Figure analysis shows an 11.8 percent greater loss in eye height for Test Case #3 versus Test Case #2 with 73.1 mil stubs. Test Case #2 passed the DDR4-3200 eye mask at 73.1 mil stubs; this suggests the DIMM interconnect reduces eye height by about 12 percent. In Test Case #2 the 73.1 mil stub produced about 16 percent eye height loss, increasing to roughly 20 percent for an 83.3 mil stub. The eye mask violation for the 83 mil stub is attributable to signal reflections resonating near 12 GHz and overall channel loss approaching 30 dB.

JEDEC defines the DDR4-3200 DQ receive eye mask as 110 mV peak-to-peak with a timing window of 0.23 UI. In Test Case #3 the eye should have passed with 52 mil stubs but did not; the next section investigates why.

 

Deterministic Jitter Estimates

For Test Case #2 with 73.1 mil stubs, only 133 ps of margin is available, meaning 57.44% of the DDR4 data valid window is consumed by deterministic jitter. For DDR4-3200, 1 UI is 312.5 ps. With a 52.7 mil stub in Test Case #2, estimated deterministic jitter is about 156.2 ps, which consumes roughly 50% of the 1 UI valid window. Adding the DIMM interconnect consumes an additional 21% of the valid window through deterministic jitter, leaving almost no margin for valid data.

 

 

Conclusions

Design solutions for DDR4 channels must consider not only signal integrity but also power integrity and crosstalk from other signals, since those effects compound the problem. Simulation of the full channel with accurate models is essential. Analysis showed that without equalization, the maximum stub length for a DDR4-3200 point-to-point channel without DIMM interconnect is 73.1 mils. Vias introduce significant deterministic jitter to the channel.

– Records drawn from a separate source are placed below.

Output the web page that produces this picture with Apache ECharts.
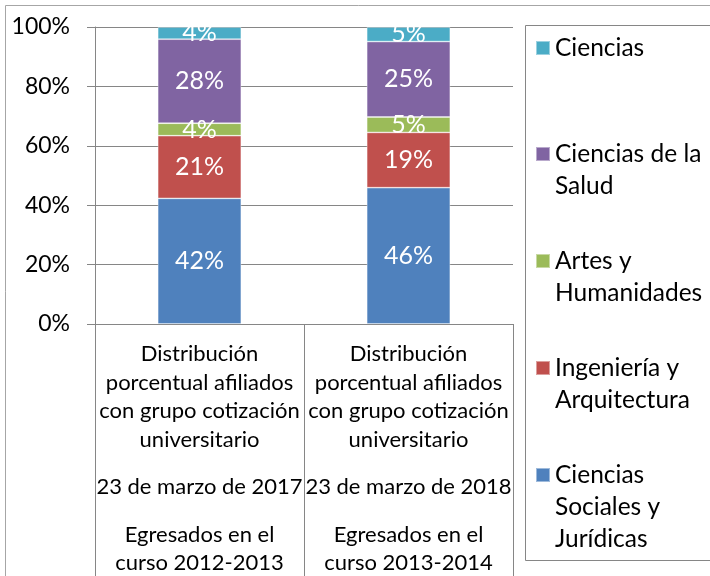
<!DOCTYPE html>
<html>
<head>
<meta charset="utf-8">
<script src="https://cdn.jsdelivr.net/npm/echarts@6/dist/echarts.min.js"></script>
<style>
  html, body { margin: 0; padding: 0; background: #fff; }
  #chart { width: 710px; height: 576px; }
</style>
</head>
<body>
<div id="chart"></div>
<script>
// categorias (cada una con tres niveles de texto)
const catTitle = ['Distribución', 'porcentual afiliados', 'con grupo cotización', 'universitario'];
const catDates = ['23 de marzo de 2017', '23 de marzo de 2018'];
const catCohort = [['Egresados en el', 'curso 2012-2013'], ['Egresados en el', 'curso 2013-2014']];

// series de abajo hacia arriba (% del total)
const seriesNames = ['Ciencias Sociales y Jurídicas', 'Ingeniería y Arquitectura', 'Artes y Humanidades', 'Ciencias de la Salud', 'Ciencias'];
const socialesJuridicas = [42.3, 45.9];
const ingenieriaArq = [21.1, 18.6];
const artesHumanidades = [4.2, 5.2];
const cienciasSalud = [28.3, 25.4];
const ciencias = [4.1, 4.9];

// texto de la leyenda tal como aparece (en varias lineas)
const legendLines = {
  'Ciencias': ['Ciencias'],
  'Ciencias de la Salud': ['Ciencias de la', 'Salud'],
  'Artes y Humanidades': ['Artes y', 'Humanidades'],
  'Ingeniería y Arquitectura': ['Ingeniería y', 'Arquitectura'],
  'Ciencias Sociales y Jurídicas': ['Ciencias', 'Sociales y', 'Jurídicas']
};
const legendOrder = ['Ciencias', 'Ciencias de la Salud', 'Artes y Humanidades', 'Ingeniería y Arquitectura', 'Ciencias Sociales y Jurídicas'];

const colors = {
  'Ciencias Sociales y Jurídicas': '#4F81BD',
  'Ingeniería y Arquitectura': '#C0504D',
  'Artes y Humanidades': '#9BBB59',
  'Ciencias de la Salud': '#8064A2',
  'Ciencias': '#4BACC6'
};

const FONT = 'Lato';
const chart = echarts.init(document.getElementById('chart'));

const values = [socialesJuridicas, ingenieriaArq, artesHumanidades, cienciasSalud, ciencias];
const series = seriesNames.map(function (name, i) {
  return {
    name: name,
    type: 'bar',
    stack: 'total',
    barWidth: '40%',
    data: values[i],
    itemStyle: { color: colors[name], borderColor: 'rgba(255,255,255,0.45)', borderWidth: 0.8 },
    label: {
      show: true,
      position: 'inside',
      color: '#fff',
      fontFamily: FONT,
      fontSize: 25,
      formatter: function (p) { return Math.round(p.value) + '%'; }
    }
  };
});

// una leyenda por serie para poder colocarlas como en el original
const legendCenters = [48, 154, 261, 368, 475];
const LEG_LH = 32;
const legends = legendOrder.map(function (name, i) {
  const lines = legendLines[name];
  const n = lines.length;
  const h = (2 * n - 1) * LEG_LH;
  return {
    data: [name],
    left: 535,
    top: legendCenters[i] - h / 2,
    padding: 0,
    icon: 'rect',
    itemWidth: 14,
    itemHeight: 14,
    selectedMode: false,
    textStyle: { fontFamily: FONT, fontSize: 24.5, color: '#000', lineHeight: LEG_LH },
    formatter: function () {
      const blanks = [];
      for (let k = 0; k < n - 1; k++) blanks.push('');
      return blanks.concat(lines).join('\n');
    }
  };
});

const option = {
  animation: false,
  textStyle: { fontFamily: FONT },
  grid: { left: 95, top: 27, right: 197, bottom: 252, containLabel: false },
  legend: legends,
  xAxis: {
    type: 'category',
    data: catDates,
    axisLine: { lineStyle: { color: '#868686', width: 1 } },
    axisTick: { show: true, length: 260, lineStyle: { color: '#868686' } },
    axisLabel: {
      interval: 0,
      margin: 16,
      color: '#000',
      formatter: function (value, idx) {
        const parts = catTitle.map(function (t) { return '{t|' + t + '}'; });
        parts.push('{g| }');
        parts.push('{t|' + catDates[idx] + '}');
        parts.push('{g| }');
        catCohort[idx].forEach(function (t) { parts.push('{t|' + t + '}'); });
        return parts.join('\n');
      },
      rich: {
        t: { fontFamily: FONT, fontSize: 22, lineHeight: 28.5, color: '#000' },
        g: { fontSize: 10, lineHeight: 19 }
      }
    }
  },
  yAxis: {
    type: 'value',
    min: 0,
    max: 100,
    interval: 20,
    axisLine: { show: true, lineStyle: { color: '#868686', width: 1 } },
    axisTick: { show: true, length: 8, lineStyle: { color: '#868686' } },
    splitLine: { lineStyle: { color: '#868686', width: 1 } },
    axisLabel: {
      margin: 25,
      color: '#000',
      fontFamily: FONT,
      fontSize: 23,
      formatter: '{value}%'
    }
  },
  graphic: [
    { type: 'rect', shape: { x: 5.5, y: 5.5, width: 900, height: 900 }, style: { fill: 'none', stroke: '#a6a6a6', lineWidth: 1 }, silent: true },
    { type: 'rect', shape: { x: 525.5, y: 25.5, width: 300, height: 535 }, style: { fill: 'none', stroke: '#868686', lineWidth: 1 }, silent: true }
  ],
  series: series
};

chart.setOption(option);
</script>
</body>
</html>
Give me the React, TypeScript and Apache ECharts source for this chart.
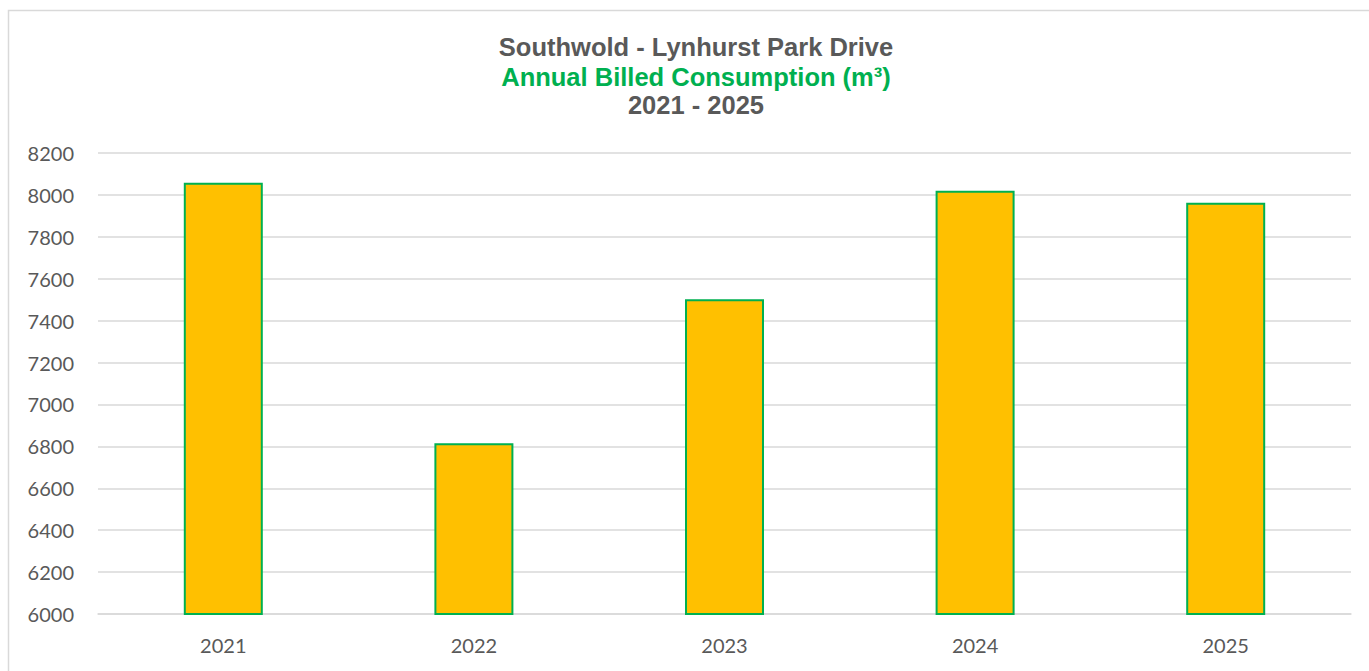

Shrinking UIs introduce additional challenges. No solution was found in this study that passed the DDR4-3200 receive eye mask when both vias and a DDR4 DIMM interconnect were present. The DIMM interconnect alone adds enough loss to cause failures, and the problem becomes even more difficult for multi-DIMM-per-channel configurations. Simulation with equalization is required to mitigate DIMM interconnect losses and deterministic jitter.

Finally, the rule of thumb that interconnect bandwidth must be five times the Nyquist frequency is not sufficient for DDR4 channel design without considering full-channel effects and equalization. The entire channel must be designed in detail, with equalization playing a larger role for future DDR4 designs.